_Supplied material_.
|---|
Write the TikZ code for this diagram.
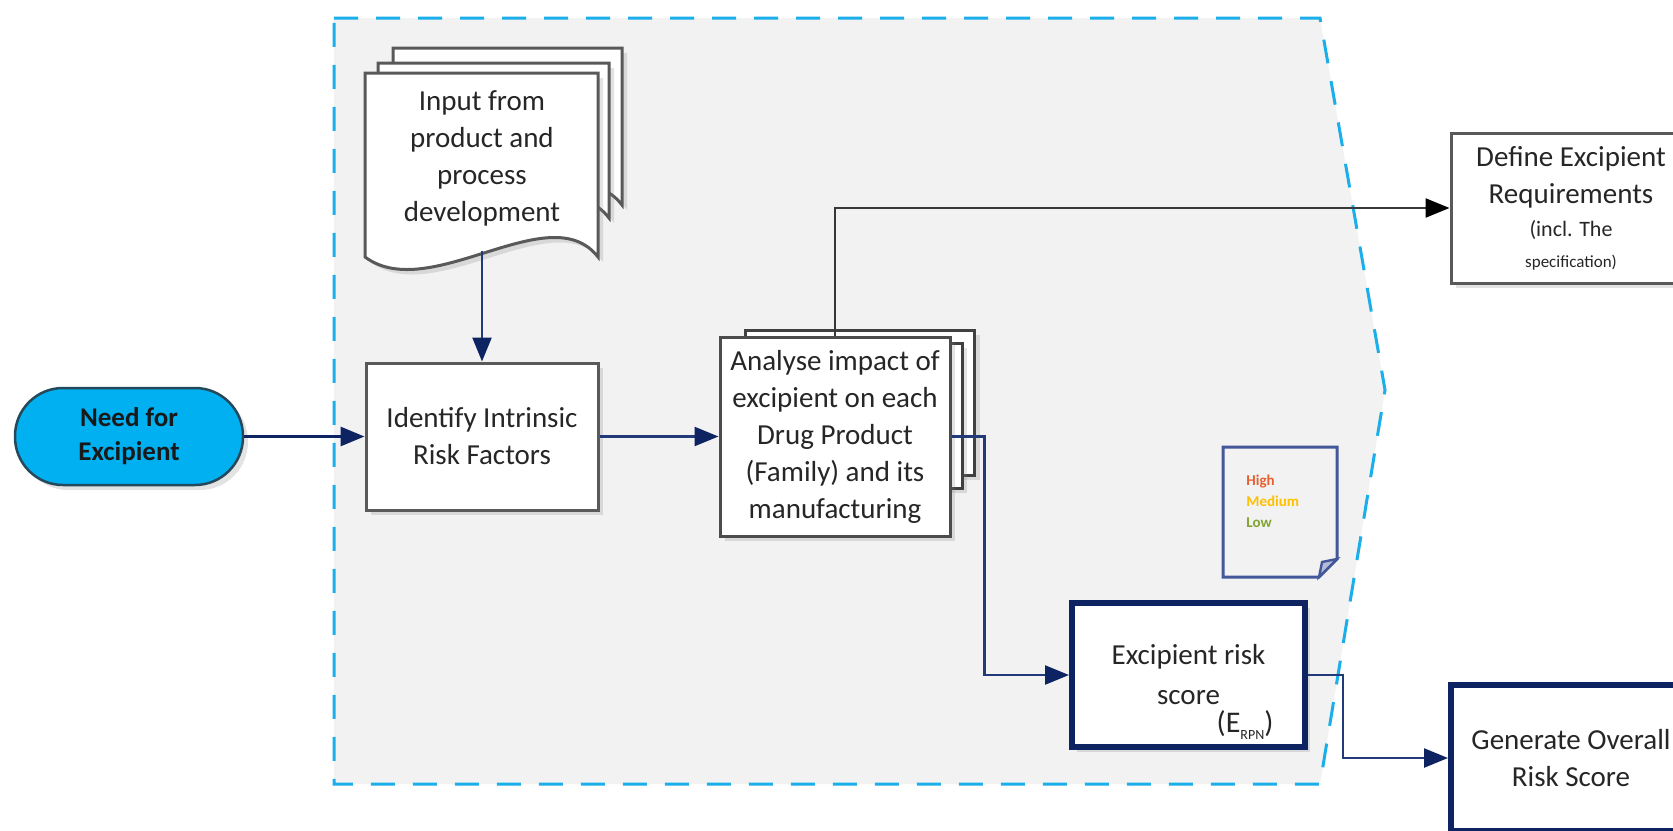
|---|
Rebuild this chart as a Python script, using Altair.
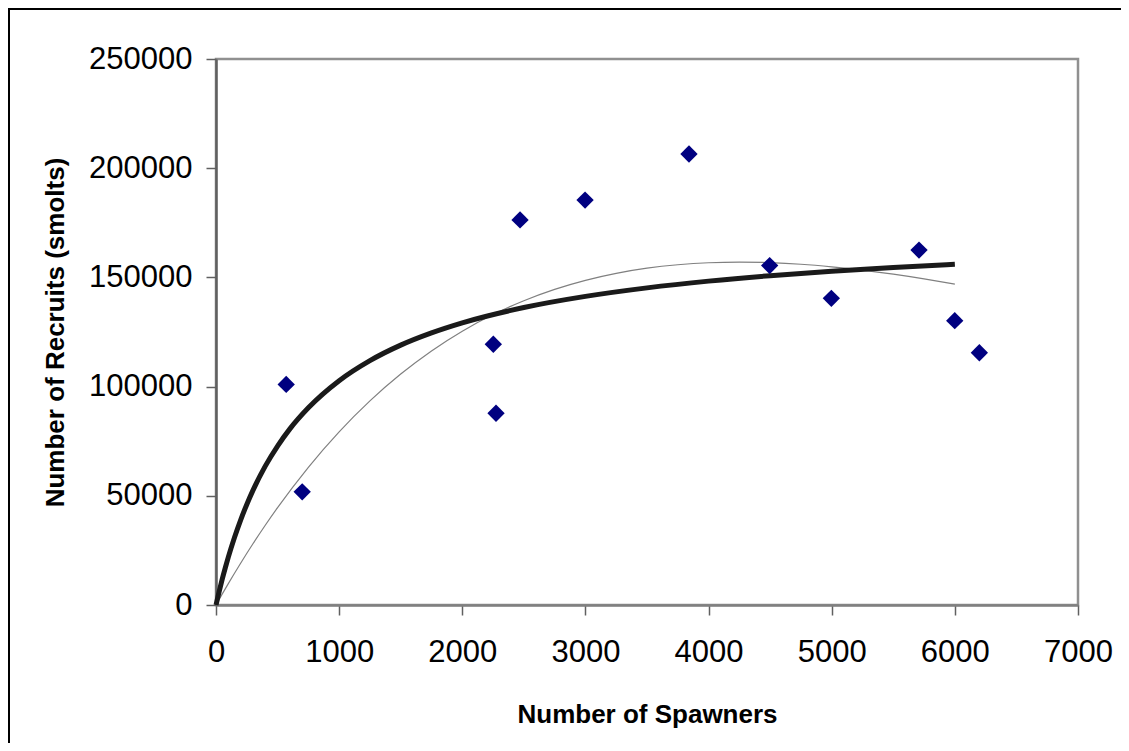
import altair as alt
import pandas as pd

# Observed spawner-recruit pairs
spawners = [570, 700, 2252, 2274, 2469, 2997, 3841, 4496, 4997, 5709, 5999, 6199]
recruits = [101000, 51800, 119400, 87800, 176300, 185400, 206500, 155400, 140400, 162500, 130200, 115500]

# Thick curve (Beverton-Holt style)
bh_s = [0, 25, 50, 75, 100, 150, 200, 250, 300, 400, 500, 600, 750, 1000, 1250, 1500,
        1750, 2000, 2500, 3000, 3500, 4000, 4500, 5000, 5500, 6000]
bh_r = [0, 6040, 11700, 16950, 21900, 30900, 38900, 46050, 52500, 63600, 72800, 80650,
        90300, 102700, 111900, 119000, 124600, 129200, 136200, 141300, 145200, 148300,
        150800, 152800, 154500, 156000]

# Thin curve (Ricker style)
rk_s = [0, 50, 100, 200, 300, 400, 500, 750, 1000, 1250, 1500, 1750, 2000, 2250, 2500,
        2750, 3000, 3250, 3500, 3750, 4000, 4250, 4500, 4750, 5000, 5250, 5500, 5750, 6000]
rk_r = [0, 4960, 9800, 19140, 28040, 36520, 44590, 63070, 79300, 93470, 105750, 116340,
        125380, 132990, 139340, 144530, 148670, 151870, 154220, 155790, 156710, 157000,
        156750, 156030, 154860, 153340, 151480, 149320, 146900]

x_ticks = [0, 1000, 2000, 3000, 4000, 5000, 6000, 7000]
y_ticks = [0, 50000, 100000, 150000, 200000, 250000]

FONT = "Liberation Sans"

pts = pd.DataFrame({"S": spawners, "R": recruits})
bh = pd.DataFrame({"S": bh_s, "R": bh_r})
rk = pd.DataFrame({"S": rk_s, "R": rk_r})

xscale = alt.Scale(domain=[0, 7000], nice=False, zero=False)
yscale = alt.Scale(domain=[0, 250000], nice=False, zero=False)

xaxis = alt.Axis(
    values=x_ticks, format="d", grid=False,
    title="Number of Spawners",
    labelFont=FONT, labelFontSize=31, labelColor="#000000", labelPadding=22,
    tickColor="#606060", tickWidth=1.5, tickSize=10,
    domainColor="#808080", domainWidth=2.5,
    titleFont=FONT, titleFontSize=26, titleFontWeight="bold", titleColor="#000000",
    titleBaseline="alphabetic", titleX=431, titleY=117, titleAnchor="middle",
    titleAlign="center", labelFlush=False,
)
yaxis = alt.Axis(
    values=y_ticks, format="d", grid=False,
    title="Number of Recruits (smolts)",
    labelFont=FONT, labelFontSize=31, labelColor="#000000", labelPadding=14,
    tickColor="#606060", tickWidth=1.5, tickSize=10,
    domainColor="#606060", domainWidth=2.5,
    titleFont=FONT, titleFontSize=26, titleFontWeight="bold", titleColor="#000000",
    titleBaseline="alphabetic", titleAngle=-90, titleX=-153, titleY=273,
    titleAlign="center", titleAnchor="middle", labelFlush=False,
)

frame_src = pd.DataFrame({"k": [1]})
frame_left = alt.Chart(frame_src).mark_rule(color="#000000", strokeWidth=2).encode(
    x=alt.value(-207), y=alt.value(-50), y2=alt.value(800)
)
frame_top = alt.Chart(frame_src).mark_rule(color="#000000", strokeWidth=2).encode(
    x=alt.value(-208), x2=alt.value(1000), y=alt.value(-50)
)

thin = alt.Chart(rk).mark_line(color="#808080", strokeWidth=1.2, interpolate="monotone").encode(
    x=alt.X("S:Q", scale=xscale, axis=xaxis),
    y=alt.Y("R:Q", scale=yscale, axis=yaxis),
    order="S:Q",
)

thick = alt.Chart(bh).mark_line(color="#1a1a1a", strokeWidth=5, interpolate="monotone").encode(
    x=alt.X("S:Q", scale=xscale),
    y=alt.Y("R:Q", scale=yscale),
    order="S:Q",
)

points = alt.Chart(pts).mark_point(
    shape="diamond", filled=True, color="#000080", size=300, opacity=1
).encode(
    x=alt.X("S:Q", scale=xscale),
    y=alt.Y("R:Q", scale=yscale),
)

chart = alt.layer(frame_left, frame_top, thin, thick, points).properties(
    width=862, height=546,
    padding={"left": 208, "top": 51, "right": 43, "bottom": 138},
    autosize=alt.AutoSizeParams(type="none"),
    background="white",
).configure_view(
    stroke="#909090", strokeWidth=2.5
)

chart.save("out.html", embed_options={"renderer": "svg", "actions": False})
|---|
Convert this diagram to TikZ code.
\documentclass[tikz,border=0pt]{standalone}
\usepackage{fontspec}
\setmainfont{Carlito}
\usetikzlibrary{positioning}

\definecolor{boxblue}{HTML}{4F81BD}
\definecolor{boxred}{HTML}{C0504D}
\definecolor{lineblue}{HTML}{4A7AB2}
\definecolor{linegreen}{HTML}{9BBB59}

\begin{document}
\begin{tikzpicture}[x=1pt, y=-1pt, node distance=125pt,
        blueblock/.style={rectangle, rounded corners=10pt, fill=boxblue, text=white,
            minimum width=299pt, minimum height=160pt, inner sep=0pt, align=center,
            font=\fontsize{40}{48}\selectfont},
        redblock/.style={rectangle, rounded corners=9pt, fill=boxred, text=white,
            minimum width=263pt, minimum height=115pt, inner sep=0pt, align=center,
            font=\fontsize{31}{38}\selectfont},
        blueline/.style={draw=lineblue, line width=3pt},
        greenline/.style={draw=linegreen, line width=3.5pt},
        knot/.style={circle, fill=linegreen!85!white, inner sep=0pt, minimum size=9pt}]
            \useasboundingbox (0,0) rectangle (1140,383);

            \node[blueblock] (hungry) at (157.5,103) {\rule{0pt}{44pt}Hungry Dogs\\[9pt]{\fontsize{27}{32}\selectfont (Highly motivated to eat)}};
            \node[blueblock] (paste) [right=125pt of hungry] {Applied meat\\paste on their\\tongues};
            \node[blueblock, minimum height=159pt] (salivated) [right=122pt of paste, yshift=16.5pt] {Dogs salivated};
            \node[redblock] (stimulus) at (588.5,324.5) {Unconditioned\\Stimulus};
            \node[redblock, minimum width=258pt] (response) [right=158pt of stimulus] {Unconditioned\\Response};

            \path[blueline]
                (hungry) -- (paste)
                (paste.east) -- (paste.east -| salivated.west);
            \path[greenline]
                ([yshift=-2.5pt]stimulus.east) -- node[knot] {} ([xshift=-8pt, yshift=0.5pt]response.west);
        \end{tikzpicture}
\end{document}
|---|
_What you should do_.
Of the entries above, repeat exactly the lines from the line with "Convert this diagram to TikZ code." through the line with "(0,0) rectangle (1140,383);", both of them included.

_Exercise result_.
Convert this diagram to TikZ code.
\documentclass[tikz,border=0pt]{standalone}
\usepackage{fontspec}
\setmainfont{Carlito}
\usetikzlibrary{positioning}

\definecolor{boxblue}{HTML}{4F81BD}
\definecolor{boxred}{HTML}{C0504D}
\definecolor{lineblue}{HTML}{4A7AB2}
\definecolor{linegreen}{HTML}{9BBB59}

\begin{document}
\begin{tikzpicture}[x=1pt, y=-1pt, node distance=125pt,
        blueblock/.style={rectangle, rounded corners=10pt, fill=boxblue, text=white,
            minimum width=299pt, minimum height=160pt, inner sep=0pt, align=center,
            font=\fontsize{40}{48}\selectfont},
        redblock/.style={rectangle, rounded corners=9pt, fill=boxred, text=white,
            minimum width=263pt, minimum height=115pt, inner sep=0pt, align=center,
            font=\fontsize{31}{38}\selectfont},
        blueline/.style={draw=lineblue, line width=3pt},
        greenline/.style={draw=linegreen, line width=3.5pt},
        knot/.style={circle, fill=linegreen!85!white, inner sep=0pt, minimum size=9pt}]
            \useasboundingbox (0,0) rectangle (1140,383);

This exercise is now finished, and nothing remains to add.